Filing Taxes for a Senior? 7 things You Can do to Maximize Their Return
Posted November 29th 2016
Whether you’re caring for your aging parents or just helping them with their taxes, here are some tips to keep in mind so you can both get the most back when you file your taxes.
1. Make sure they file a tax return: Sounds simple, but some folks think that if they didn’t earn an income, they shouldn’t file a return. Filing always makes sense, because they could be entitled to other credits, deductions and benefits that get triggered once they file a tax return. For example, they’d need to file to receive the Guaranteed Income Supplement (GIS) – and filing late could interrupt the GIS benefit, GST/HST credits and other automatic benefits.
2. Split pension income: Seniors are allowed to split up to half of their eligible pension income with a spouse or common-law partner, so they can assign a portion of what they earned throughout the year to their better half. This can mean a significant tax reduction when one spouse has very little income, and the other has a lot. Another way to reduce taxes is through transfer amounts. If one parent is unable to completely offset their age amount, pension income and disability amount against their taxes payable, they can transfer the unused portion to their spouse’s return.

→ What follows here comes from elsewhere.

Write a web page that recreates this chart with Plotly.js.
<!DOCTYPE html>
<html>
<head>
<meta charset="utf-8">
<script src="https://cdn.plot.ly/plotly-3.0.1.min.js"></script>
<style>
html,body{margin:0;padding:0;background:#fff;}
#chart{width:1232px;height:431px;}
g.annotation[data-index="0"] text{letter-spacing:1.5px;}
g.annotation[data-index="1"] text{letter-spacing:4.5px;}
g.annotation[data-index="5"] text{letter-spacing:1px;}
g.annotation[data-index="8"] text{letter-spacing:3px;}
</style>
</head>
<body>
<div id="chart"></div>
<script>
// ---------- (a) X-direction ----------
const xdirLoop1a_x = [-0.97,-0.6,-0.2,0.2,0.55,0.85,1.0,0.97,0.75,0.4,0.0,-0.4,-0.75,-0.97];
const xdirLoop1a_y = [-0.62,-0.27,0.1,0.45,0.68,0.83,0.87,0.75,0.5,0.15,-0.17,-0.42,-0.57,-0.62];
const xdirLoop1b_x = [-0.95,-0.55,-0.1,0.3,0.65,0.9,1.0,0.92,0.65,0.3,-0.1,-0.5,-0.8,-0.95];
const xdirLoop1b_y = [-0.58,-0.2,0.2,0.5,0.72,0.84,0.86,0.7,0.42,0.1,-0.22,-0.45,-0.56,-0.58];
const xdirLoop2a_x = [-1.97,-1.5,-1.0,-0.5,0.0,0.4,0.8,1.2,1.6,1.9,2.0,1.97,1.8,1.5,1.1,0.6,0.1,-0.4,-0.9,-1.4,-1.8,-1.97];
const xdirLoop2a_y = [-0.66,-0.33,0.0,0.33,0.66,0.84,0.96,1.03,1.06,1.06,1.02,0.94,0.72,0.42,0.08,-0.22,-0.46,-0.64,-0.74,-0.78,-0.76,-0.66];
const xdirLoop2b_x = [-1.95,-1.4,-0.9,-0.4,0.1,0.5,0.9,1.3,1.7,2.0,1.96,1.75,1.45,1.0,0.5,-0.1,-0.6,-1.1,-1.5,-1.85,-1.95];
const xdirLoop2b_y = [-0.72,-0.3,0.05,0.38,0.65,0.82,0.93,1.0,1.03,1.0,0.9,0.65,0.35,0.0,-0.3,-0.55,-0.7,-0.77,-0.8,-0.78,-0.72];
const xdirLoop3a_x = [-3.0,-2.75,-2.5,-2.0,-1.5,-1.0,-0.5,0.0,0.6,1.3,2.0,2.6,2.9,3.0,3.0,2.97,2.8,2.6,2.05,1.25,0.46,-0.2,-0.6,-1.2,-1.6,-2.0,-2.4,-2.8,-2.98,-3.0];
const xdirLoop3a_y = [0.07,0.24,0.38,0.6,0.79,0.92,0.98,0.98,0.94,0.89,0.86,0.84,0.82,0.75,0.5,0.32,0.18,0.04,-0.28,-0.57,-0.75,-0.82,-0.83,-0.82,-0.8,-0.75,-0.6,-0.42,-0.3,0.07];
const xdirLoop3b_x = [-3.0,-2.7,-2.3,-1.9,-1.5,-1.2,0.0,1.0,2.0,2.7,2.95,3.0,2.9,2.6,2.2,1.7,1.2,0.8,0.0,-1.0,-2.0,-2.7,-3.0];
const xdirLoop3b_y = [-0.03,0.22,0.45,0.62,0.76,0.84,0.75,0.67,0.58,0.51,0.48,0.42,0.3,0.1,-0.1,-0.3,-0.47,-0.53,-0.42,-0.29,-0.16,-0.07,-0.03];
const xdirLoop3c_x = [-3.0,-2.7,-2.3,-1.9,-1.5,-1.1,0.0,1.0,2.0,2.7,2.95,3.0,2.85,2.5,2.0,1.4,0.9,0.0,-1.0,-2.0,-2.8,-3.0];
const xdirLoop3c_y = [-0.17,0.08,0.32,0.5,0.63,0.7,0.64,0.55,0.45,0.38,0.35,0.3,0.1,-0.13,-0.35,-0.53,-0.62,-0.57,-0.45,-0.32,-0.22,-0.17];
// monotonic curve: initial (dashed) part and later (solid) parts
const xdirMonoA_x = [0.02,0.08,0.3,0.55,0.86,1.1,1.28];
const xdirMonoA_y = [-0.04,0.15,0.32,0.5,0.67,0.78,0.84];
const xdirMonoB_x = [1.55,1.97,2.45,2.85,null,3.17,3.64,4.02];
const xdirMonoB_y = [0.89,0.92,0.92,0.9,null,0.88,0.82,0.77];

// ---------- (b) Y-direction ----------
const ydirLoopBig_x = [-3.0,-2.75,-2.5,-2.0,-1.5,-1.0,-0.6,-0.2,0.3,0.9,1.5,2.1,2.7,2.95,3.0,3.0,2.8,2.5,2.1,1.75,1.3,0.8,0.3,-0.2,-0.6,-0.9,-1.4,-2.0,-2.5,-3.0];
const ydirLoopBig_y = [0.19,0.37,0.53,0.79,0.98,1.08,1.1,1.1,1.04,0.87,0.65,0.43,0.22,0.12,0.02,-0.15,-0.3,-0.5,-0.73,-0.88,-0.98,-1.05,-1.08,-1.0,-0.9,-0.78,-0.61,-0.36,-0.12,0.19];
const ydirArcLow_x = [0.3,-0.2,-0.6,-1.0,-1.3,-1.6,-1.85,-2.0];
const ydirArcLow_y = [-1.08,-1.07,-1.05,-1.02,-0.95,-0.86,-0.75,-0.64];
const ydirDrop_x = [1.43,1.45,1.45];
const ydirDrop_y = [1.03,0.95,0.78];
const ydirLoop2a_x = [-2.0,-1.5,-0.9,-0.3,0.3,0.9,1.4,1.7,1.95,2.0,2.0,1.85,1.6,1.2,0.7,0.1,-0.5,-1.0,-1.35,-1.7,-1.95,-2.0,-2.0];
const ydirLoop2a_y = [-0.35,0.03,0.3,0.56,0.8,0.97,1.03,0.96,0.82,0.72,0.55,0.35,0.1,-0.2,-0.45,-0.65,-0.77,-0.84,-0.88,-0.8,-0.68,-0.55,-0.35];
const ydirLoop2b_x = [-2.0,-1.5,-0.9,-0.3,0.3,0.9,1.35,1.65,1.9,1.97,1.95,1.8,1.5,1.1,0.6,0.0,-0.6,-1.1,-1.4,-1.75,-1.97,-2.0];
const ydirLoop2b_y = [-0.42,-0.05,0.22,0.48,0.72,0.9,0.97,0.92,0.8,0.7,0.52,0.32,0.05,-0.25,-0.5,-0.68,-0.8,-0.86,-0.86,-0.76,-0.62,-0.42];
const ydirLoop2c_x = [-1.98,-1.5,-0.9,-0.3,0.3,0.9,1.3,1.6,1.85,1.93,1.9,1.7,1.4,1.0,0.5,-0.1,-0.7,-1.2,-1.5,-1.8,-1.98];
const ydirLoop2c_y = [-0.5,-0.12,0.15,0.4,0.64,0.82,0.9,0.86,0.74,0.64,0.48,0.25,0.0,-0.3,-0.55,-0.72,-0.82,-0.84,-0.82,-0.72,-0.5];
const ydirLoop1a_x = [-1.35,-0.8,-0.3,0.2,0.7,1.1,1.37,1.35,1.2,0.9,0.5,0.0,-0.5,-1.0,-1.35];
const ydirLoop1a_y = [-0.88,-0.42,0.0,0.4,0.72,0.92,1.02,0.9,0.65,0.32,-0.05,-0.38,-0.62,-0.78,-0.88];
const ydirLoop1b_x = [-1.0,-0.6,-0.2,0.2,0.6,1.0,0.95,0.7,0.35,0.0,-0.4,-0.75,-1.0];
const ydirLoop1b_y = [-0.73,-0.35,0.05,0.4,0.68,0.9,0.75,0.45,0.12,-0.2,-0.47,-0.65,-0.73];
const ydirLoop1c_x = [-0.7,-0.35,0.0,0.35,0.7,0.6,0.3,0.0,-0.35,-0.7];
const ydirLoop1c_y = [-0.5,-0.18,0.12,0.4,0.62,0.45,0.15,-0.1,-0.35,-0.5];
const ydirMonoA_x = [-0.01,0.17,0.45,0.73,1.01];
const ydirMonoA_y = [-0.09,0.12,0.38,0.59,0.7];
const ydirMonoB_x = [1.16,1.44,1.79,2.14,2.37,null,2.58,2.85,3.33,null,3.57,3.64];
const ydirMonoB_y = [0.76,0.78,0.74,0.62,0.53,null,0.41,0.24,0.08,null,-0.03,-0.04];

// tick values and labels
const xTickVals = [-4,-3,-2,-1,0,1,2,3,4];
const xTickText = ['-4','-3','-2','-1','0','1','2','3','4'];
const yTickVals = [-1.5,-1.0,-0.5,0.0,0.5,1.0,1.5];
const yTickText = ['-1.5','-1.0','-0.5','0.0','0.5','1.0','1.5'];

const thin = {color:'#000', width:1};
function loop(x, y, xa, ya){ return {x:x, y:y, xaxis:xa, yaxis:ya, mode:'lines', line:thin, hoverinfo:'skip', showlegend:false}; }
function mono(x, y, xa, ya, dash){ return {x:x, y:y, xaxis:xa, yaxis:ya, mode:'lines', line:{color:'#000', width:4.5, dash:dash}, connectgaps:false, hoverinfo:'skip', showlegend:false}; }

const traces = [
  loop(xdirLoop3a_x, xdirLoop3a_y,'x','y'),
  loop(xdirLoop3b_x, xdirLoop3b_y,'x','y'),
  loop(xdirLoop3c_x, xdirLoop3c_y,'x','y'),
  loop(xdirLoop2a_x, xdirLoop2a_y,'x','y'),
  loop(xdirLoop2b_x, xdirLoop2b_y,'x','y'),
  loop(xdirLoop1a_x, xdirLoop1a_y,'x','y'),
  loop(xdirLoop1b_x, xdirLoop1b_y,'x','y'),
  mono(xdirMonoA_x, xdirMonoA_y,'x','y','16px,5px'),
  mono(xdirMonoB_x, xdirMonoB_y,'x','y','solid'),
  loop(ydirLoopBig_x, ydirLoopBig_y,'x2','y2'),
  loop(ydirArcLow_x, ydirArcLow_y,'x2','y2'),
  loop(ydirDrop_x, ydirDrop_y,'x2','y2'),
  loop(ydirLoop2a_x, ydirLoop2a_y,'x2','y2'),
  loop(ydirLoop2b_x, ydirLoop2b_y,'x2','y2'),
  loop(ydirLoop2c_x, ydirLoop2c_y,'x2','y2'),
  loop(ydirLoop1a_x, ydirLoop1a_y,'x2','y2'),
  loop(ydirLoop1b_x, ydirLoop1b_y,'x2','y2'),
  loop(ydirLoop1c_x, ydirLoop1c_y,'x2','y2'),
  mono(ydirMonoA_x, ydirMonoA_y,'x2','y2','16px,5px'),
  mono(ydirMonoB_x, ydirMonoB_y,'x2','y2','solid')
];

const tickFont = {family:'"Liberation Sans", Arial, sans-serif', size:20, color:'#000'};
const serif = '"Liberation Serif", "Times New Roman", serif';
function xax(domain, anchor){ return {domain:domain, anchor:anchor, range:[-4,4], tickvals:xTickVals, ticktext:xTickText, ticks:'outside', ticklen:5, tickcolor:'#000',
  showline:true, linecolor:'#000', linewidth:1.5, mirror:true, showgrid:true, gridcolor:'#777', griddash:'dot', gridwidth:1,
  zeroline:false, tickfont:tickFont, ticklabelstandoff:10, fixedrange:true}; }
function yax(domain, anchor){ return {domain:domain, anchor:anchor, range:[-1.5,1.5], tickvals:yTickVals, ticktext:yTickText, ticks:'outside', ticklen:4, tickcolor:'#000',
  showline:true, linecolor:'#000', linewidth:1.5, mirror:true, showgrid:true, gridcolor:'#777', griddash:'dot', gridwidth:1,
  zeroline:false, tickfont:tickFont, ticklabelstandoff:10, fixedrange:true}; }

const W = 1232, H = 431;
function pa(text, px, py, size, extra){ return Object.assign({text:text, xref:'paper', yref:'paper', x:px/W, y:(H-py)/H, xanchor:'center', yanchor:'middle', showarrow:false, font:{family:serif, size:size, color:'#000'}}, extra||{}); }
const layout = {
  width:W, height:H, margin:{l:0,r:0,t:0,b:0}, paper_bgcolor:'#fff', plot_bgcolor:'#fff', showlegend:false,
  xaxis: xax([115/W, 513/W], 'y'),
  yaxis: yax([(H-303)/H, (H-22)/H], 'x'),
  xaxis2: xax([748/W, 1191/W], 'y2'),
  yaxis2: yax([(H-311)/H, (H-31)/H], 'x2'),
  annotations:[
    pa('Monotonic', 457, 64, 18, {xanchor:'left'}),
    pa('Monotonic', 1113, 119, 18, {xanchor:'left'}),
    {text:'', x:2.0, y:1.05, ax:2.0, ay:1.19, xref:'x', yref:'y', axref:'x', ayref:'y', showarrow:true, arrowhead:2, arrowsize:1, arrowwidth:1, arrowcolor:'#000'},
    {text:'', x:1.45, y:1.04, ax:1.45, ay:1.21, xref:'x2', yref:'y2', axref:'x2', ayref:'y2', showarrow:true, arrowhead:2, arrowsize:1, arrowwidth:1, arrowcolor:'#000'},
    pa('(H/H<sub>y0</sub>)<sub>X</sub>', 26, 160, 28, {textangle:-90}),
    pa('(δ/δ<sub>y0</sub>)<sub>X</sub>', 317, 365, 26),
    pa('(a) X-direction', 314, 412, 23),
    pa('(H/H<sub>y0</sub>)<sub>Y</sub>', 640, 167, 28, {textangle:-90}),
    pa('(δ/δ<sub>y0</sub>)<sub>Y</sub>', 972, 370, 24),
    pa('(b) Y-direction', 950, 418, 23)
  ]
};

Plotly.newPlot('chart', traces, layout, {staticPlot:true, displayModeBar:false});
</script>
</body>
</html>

3. Claim medical expenses: A portion of most medical expenses can be claimed! If your parent is part of a couple and the spouse with the lower income owes any tax, it usually makes the most sense for that person to claim them. Are your parents globetrotters? If they travelled to another country and purchased medical insurance for the trip, it’s considered a medical expense. If they traveled to obtain medical treatment that wasn’t available where they live, they might be able to claim the cost of transportation, meals and accommodation, depending on how far they needed to go.
4. Claim the caregiver amount: If your parent (or parents) are 65 or over, have earned less than $20,607 and live with you, you should be able to claim the caregiver amount. The kicker here is that you must be living together under one roof, so sending your parents money from afar won’t qualify you. If one of your parents happens to be living with you because of an illness or infirmity, they’ll need a note from their doctor describing their condition, and you can make this claim regardless of their age. If that’s the case, the caregiver amount increases by $2,121.

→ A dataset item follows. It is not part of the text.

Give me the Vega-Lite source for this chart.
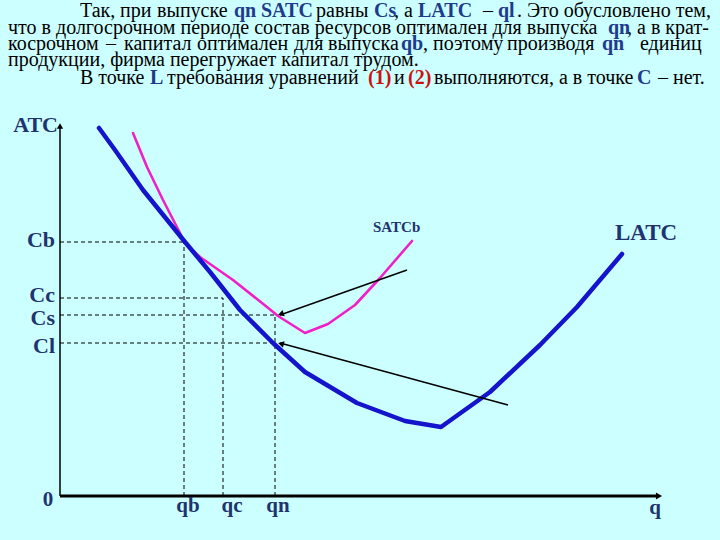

5. Split the disability tax credit: If your parent qualifies for the Disability Tax Credit but doesn’t have enough taxable income to take full advantage of it, they might be able to transfer an unused amount to you. In order to qualify for this, your parent must depend on you for all or some of the basic necessities of life.
6. Claim the cost of attendant care: If a senior is living in a retirement home and is eligible for the Disability Tax Credit, they can claim the costs relating to attendant care as medical expense. To make this claim, the retirement home provides you with an invoice detailing the amount paid for attendant care, which includes housekeeping, laundry, transportation and meal preparation. Rent and food expenses are not covered. If you claim attendant care in excess of $10,000, you cannot also claim the disability tax credit.

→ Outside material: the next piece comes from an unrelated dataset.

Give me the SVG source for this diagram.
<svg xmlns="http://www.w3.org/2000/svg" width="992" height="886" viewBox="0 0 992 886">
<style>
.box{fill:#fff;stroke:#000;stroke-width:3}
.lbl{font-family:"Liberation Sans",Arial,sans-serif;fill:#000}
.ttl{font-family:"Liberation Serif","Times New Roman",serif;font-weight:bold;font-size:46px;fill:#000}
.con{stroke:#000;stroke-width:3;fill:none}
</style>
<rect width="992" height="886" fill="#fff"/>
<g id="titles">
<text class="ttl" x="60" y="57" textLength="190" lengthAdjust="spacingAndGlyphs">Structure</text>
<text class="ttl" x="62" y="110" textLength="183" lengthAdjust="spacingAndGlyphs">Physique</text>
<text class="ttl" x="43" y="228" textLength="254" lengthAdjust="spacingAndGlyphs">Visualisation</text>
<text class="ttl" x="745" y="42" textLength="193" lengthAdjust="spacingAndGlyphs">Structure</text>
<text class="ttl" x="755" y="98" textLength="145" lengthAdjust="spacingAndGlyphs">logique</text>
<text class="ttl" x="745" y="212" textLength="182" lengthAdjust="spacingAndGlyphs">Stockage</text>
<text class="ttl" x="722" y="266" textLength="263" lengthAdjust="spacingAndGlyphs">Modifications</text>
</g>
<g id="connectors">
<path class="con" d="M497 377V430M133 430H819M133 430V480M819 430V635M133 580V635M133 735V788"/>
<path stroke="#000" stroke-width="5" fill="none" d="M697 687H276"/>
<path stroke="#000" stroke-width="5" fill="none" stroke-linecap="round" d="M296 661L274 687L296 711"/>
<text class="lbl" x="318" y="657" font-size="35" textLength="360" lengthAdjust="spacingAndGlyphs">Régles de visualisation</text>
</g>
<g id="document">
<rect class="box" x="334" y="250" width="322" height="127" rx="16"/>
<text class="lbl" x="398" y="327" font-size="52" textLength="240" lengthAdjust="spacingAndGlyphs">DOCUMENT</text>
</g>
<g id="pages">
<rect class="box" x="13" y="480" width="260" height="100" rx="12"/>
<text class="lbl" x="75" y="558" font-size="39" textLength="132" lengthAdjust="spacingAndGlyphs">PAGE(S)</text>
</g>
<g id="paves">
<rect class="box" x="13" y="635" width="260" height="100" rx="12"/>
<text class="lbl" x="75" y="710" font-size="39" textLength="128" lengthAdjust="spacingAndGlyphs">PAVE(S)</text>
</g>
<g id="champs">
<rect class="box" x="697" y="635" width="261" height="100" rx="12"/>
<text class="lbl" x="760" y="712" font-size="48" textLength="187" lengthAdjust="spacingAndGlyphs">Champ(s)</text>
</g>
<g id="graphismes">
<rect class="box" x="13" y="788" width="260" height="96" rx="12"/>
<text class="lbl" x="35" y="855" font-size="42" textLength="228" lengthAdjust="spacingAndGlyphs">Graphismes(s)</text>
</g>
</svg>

7. Claim nursing home expenses: For full-time care in a nursing home, there’s no limit on the total that your parents can claim as medical expenses. If you pay your parents’ nursing home fees, you might be able to claim them as a medical expense, however you’ll be subject to limits. It’s important to know that you can’t claim both nursing home fees and the Disability Tax Credit, so it might make more sense to restrict your claim to the attendant care portion of the fees, as long as they don’t exceed $10,000.
Want more cash in your pocket for making memories? If you’re in your golden years or taking care of a family member who is, take a minute to review what credits and deductions you could both be eligible for.